-- Begin Input data --
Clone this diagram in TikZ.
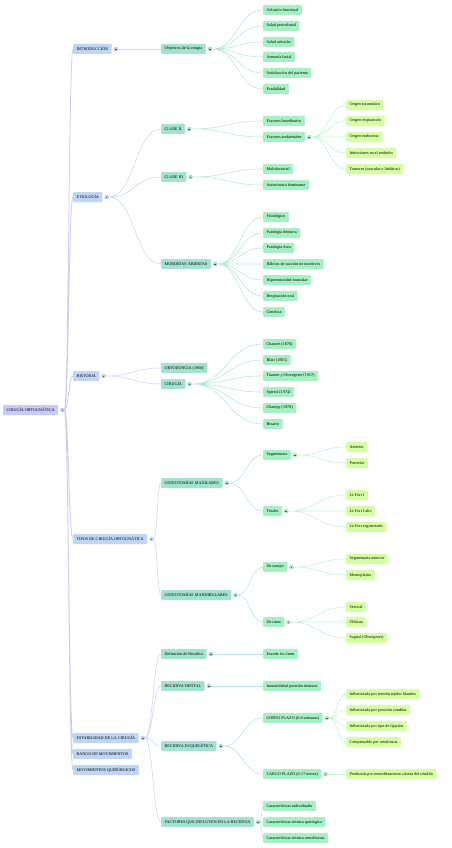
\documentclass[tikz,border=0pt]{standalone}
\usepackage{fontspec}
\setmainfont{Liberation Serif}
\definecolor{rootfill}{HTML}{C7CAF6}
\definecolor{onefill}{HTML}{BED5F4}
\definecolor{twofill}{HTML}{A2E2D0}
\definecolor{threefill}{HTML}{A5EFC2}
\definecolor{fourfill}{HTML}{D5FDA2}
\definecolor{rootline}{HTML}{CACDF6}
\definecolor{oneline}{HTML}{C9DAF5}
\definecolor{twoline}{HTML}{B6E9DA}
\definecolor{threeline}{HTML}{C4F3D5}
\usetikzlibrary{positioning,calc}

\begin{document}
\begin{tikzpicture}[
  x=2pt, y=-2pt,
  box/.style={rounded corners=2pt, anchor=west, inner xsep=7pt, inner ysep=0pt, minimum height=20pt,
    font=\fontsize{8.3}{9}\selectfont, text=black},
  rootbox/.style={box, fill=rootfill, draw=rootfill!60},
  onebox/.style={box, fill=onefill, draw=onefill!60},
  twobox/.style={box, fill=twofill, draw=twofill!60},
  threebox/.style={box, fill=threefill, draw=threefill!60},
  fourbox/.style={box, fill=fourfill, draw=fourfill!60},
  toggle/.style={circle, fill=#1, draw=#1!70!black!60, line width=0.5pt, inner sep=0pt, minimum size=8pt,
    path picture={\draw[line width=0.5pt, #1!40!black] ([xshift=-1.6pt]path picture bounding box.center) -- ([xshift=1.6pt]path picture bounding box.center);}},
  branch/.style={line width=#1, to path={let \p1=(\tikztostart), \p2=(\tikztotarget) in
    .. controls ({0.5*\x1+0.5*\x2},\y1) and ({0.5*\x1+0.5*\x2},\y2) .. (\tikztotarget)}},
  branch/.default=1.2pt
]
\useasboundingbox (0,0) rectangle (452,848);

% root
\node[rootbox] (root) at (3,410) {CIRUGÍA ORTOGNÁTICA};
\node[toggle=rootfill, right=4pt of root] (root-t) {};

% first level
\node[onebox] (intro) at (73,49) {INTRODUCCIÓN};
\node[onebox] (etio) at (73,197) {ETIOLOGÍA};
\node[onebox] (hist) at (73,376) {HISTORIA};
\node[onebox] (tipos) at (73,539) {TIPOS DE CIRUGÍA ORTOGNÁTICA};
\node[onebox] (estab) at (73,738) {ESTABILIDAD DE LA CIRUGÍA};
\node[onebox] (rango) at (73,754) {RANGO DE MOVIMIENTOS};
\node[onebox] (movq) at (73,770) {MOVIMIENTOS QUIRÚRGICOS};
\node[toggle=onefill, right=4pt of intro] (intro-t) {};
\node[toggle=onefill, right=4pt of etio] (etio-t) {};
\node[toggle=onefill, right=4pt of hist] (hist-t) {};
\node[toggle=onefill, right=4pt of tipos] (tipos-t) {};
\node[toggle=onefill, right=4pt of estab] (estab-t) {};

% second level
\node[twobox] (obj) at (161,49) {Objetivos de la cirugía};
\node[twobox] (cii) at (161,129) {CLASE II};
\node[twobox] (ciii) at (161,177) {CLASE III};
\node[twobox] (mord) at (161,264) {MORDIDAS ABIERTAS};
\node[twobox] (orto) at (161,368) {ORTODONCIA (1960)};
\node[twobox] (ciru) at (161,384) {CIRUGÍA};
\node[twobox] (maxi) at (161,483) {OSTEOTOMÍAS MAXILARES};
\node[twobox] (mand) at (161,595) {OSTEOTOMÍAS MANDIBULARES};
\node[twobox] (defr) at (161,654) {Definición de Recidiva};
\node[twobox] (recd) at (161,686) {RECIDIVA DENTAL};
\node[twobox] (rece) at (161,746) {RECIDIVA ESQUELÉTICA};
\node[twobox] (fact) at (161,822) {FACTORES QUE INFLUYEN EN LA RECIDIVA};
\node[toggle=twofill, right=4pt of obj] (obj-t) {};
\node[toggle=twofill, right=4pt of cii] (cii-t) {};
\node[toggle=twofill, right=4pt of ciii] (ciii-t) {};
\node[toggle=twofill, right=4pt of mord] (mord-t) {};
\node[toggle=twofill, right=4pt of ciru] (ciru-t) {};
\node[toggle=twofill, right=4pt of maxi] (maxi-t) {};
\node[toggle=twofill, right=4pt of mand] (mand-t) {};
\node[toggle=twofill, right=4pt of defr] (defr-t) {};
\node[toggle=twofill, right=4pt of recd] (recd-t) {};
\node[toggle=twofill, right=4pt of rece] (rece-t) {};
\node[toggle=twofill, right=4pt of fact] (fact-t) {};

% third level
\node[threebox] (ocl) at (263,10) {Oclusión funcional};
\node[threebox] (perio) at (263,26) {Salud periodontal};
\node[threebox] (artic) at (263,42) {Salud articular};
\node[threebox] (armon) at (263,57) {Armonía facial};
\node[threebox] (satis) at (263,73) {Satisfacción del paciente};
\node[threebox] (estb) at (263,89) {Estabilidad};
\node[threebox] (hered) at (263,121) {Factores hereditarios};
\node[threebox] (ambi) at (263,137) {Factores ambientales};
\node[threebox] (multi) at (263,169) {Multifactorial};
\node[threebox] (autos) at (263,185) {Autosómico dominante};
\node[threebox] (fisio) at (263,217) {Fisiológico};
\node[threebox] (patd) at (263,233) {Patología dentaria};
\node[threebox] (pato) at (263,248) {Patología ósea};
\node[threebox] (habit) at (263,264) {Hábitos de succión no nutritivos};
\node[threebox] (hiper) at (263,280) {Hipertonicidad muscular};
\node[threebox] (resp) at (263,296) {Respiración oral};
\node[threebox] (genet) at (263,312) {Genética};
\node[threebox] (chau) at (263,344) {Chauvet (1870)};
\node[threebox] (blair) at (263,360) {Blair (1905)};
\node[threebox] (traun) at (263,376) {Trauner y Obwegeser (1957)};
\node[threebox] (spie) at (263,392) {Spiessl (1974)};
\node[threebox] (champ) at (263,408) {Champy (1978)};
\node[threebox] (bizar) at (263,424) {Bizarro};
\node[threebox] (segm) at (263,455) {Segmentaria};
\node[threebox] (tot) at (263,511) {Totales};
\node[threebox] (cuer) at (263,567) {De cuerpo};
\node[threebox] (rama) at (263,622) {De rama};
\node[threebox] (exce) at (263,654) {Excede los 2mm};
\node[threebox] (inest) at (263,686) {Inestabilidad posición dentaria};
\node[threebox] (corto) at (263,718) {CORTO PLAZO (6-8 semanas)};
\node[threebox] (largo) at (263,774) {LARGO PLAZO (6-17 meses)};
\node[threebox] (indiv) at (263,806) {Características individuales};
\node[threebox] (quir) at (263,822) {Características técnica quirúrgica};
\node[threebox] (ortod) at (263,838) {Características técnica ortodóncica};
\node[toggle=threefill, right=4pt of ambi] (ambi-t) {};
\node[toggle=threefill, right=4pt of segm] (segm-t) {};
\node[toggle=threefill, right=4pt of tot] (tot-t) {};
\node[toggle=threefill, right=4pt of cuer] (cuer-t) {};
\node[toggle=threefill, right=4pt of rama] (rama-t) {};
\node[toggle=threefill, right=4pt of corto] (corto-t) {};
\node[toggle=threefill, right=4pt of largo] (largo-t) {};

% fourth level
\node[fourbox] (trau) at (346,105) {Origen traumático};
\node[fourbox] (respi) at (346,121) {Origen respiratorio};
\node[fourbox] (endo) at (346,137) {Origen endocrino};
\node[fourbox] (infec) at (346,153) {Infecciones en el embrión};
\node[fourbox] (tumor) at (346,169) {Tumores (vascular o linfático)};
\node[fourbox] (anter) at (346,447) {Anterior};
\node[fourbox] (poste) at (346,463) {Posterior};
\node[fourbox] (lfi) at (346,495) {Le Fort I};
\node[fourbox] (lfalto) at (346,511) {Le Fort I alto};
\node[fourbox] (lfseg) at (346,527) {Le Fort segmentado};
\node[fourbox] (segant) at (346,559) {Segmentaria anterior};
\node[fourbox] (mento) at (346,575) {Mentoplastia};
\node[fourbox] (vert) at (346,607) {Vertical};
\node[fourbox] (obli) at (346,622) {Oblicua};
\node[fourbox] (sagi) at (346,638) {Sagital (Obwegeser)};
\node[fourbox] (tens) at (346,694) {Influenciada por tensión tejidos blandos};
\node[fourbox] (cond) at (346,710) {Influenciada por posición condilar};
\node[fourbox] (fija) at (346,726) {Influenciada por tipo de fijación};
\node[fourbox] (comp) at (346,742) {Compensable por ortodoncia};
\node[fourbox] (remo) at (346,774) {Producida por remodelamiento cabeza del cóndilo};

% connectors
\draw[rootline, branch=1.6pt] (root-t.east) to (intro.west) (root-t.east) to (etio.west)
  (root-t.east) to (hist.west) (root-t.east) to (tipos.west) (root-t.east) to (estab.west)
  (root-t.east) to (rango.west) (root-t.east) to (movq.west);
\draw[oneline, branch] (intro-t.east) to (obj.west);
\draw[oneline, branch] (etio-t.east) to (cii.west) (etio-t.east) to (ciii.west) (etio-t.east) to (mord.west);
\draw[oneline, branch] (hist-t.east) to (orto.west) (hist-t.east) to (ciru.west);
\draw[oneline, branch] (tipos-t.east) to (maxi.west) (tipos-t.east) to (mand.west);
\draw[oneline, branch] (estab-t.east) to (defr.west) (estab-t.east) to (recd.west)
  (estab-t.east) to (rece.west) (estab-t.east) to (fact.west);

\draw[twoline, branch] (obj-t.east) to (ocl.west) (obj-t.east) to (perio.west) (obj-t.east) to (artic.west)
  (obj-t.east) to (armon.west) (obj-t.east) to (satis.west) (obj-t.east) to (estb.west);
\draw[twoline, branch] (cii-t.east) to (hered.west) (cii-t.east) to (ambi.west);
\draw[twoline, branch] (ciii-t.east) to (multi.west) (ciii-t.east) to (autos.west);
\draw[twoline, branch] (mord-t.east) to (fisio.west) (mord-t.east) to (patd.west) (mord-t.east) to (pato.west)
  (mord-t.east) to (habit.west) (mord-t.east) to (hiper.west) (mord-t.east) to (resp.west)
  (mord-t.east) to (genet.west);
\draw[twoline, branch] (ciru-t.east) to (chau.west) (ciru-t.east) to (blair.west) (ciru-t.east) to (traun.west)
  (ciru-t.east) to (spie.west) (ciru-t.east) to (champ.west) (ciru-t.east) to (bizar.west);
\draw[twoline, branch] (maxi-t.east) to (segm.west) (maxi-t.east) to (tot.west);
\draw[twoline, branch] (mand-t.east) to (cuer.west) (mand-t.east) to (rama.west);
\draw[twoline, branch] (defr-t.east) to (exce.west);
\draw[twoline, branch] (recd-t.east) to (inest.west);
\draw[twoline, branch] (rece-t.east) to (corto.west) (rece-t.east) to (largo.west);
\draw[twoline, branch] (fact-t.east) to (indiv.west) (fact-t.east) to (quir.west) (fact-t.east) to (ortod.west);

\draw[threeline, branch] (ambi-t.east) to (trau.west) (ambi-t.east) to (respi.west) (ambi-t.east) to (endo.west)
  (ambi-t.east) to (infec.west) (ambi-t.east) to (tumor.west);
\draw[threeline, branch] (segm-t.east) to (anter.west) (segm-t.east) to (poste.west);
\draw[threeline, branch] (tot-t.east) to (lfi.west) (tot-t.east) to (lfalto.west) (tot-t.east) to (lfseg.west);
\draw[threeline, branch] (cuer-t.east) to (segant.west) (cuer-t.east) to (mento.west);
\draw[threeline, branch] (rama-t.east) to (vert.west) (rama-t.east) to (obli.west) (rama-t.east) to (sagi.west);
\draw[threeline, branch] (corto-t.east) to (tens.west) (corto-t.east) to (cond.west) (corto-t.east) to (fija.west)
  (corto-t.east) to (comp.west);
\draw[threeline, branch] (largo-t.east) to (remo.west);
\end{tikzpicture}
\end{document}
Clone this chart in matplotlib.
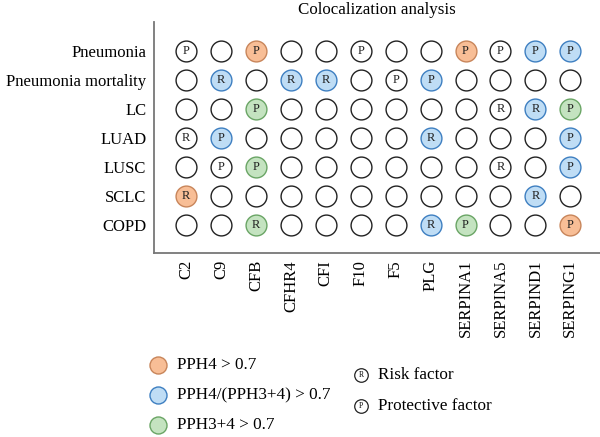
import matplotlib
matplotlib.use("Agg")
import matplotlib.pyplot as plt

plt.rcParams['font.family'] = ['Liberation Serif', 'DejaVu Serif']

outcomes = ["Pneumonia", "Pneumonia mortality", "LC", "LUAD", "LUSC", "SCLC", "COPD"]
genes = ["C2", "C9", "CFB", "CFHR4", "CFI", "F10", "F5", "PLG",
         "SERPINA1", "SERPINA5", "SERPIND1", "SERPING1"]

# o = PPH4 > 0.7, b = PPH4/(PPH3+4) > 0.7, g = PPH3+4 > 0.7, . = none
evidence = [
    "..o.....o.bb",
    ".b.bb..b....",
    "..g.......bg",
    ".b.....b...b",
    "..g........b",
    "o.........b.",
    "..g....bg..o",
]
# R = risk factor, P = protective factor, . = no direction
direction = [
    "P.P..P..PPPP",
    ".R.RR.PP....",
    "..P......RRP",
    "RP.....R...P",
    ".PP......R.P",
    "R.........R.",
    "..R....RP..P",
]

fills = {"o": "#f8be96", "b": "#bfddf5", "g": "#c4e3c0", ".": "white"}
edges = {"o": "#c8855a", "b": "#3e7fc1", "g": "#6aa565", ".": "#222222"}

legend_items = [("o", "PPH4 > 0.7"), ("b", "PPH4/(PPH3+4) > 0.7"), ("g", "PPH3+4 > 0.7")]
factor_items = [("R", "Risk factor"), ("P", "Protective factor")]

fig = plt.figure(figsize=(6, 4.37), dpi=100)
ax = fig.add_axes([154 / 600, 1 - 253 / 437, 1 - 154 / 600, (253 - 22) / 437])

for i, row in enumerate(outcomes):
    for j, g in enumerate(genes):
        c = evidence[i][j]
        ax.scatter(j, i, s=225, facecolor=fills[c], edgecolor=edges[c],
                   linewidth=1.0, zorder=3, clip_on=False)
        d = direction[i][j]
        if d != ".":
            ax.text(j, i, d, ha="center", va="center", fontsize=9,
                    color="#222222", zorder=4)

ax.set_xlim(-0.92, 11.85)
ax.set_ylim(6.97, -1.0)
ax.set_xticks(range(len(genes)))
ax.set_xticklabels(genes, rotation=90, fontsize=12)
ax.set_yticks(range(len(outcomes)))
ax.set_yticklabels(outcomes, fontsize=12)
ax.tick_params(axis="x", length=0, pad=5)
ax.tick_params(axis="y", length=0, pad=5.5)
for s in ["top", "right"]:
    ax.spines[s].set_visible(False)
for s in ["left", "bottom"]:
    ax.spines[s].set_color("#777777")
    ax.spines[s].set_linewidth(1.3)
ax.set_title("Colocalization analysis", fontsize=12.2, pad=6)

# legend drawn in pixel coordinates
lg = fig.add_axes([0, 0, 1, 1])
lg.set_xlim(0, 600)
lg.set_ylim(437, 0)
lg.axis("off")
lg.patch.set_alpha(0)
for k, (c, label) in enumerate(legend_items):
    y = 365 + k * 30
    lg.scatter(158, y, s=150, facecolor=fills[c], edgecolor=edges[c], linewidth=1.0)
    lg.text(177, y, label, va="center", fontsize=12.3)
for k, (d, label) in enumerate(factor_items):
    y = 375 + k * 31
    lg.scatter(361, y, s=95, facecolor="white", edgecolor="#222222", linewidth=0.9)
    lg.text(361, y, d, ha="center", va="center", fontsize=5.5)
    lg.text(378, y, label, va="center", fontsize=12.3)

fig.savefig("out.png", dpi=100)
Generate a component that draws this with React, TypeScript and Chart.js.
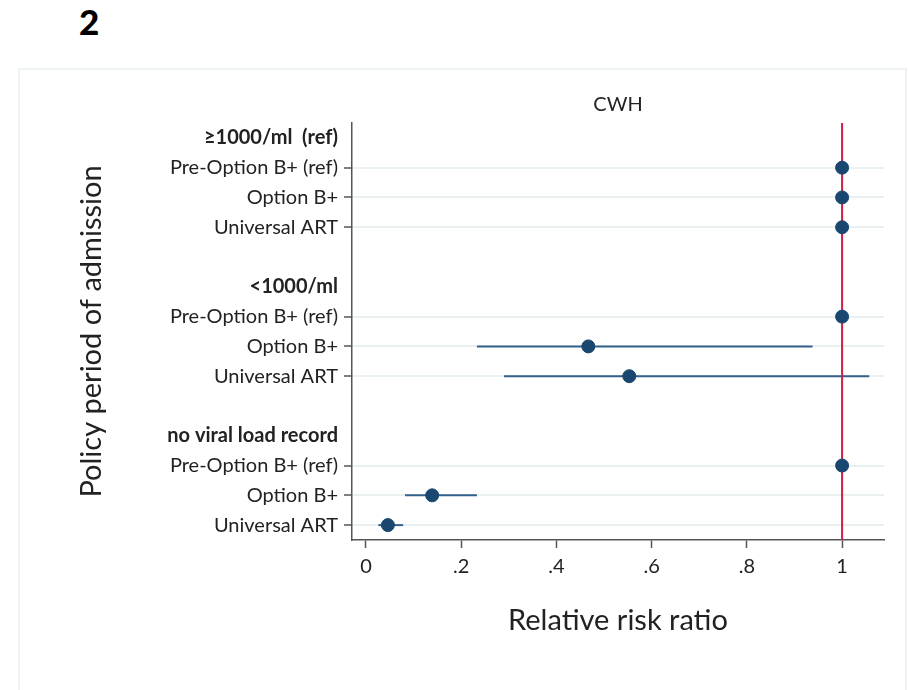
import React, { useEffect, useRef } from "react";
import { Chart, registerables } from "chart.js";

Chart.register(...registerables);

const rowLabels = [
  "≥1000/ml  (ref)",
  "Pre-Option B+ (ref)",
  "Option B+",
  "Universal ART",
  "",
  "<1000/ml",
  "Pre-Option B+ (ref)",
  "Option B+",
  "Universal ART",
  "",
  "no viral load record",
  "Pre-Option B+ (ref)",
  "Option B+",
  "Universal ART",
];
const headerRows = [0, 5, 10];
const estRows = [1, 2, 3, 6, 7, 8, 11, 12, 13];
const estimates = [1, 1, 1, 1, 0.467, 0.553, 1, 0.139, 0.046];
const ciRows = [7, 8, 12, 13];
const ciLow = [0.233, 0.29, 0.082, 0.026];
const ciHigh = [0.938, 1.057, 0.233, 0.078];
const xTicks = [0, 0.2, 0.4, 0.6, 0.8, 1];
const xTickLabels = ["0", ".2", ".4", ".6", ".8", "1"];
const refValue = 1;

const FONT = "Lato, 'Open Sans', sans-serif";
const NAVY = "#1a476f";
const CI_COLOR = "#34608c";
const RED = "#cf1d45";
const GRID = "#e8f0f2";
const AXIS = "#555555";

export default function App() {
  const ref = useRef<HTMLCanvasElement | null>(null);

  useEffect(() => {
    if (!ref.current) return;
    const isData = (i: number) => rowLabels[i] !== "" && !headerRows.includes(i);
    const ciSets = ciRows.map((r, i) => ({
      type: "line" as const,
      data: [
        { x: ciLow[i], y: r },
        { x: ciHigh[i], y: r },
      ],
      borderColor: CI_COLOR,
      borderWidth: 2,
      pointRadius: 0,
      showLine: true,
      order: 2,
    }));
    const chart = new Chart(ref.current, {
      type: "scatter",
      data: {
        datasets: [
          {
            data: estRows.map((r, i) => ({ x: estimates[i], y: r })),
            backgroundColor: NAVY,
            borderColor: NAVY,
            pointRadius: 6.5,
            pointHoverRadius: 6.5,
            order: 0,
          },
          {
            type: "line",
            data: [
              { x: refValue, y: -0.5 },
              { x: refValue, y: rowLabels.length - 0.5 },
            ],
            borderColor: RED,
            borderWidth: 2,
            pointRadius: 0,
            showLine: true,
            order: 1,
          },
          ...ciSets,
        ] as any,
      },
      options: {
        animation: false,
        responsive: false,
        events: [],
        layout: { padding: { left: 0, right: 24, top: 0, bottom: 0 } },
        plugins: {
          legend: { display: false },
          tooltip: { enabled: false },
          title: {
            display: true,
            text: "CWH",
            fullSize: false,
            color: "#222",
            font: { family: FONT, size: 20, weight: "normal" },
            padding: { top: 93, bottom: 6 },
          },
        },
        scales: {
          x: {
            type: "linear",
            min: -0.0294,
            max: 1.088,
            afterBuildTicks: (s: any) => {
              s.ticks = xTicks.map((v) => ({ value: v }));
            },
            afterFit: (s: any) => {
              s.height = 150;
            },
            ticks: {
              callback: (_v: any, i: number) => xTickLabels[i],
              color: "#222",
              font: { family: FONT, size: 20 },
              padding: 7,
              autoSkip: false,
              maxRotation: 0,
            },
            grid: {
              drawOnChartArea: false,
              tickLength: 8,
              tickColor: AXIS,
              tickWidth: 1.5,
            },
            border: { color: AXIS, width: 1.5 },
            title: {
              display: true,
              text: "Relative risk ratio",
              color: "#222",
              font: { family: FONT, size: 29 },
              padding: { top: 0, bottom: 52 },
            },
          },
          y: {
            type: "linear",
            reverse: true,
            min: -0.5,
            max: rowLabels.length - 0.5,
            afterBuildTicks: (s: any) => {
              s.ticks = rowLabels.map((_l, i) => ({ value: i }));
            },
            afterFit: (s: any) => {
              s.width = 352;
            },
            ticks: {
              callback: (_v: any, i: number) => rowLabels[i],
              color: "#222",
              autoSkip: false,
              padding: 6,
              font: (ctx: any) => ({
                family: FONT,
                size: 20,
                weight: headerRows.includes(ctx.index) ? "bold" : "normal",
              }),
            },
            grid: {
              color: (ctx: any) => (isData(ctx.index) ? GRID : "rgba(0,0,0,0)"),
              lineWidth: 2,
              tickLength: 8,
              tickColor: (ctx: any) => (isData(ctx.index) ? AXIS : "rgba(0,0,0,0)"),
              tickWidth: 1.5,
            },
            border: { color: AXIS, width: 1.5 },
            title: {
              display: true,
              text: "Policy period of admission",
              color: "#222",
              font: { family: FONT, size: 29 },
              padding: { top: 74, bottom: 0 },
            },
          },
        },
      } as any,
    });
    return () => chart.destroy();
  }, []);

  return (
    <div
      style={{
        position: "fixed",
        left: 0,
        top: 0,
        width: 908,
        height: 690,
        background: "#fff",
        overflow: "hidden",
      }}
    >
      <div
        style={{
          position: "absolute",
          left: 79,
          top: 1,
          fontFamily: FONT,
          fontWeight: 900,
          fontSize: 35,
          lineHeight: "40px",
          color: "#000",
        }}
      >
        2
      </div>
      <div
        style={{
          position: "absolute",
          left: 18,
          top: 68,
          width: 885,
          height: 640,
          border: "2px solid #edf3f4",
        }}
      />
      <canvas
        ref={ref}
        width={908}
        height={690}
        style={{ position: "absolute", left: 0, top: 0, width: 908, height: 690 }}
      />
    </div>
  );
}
-- End Input data --
Output exactly the lines above, from the line with "Generate a component" to the line with "const ref = useRef<HTMLCanvasElement", both included; skip the pictures.

» **The output**
Generate a component that draws this with React, TypeScript and Chart.js.
import React, { useEffect, useRef } from "react";
import { Chart, registerables } from "chart.js";

Chart.register(...registerables);

const rowLabels = [
  "≥1000/ml  (ref)",
  "Pre-Option B+ (ref)",
  "Option B+",
  "Universal ART",
  "",
  "<1000/ml",
  "Pre-Option B+ (ref)",
  "Option B+",
  "Universal ART",
  "",
  "no viral load record",
  "Pre-Option B+ (ref)",
  "Option B+",
  "Universal ART",
];
const headerRows = [0, 5, 10];
const estRows = [1, 2, 3, 6, 7, 8, 11, 12, 13];
const estimates = [1, 1, 1, 1, 0.467, 0.553, 1, 0.139, 0.046];
const ciRows = [7, 8, 12, 13];
const ciLow = [0.233, 0.29, 0.082, 0.026];
const ciHigh = [0.938, 1.057, 0.233, 0.078];
const xTicks = [0, 0.2, 0.4, 0.6, 0.8, 1];
const xTickLabels = ["0", ".2", ".4", ".6", ".8", "1"];
const refValue = 1;

const FONT = "Lato, 'Open Sans', sans-serif";
const NAVY = "#1a476f";
const CI_COLOR = "#34608c";
const RED = "#cf1d45";
const GRID = "#e8f0f2";
const AXIS = "#555555";

export default function App() {
  const ref = useRef<HTMLCanvasElement | null>(null);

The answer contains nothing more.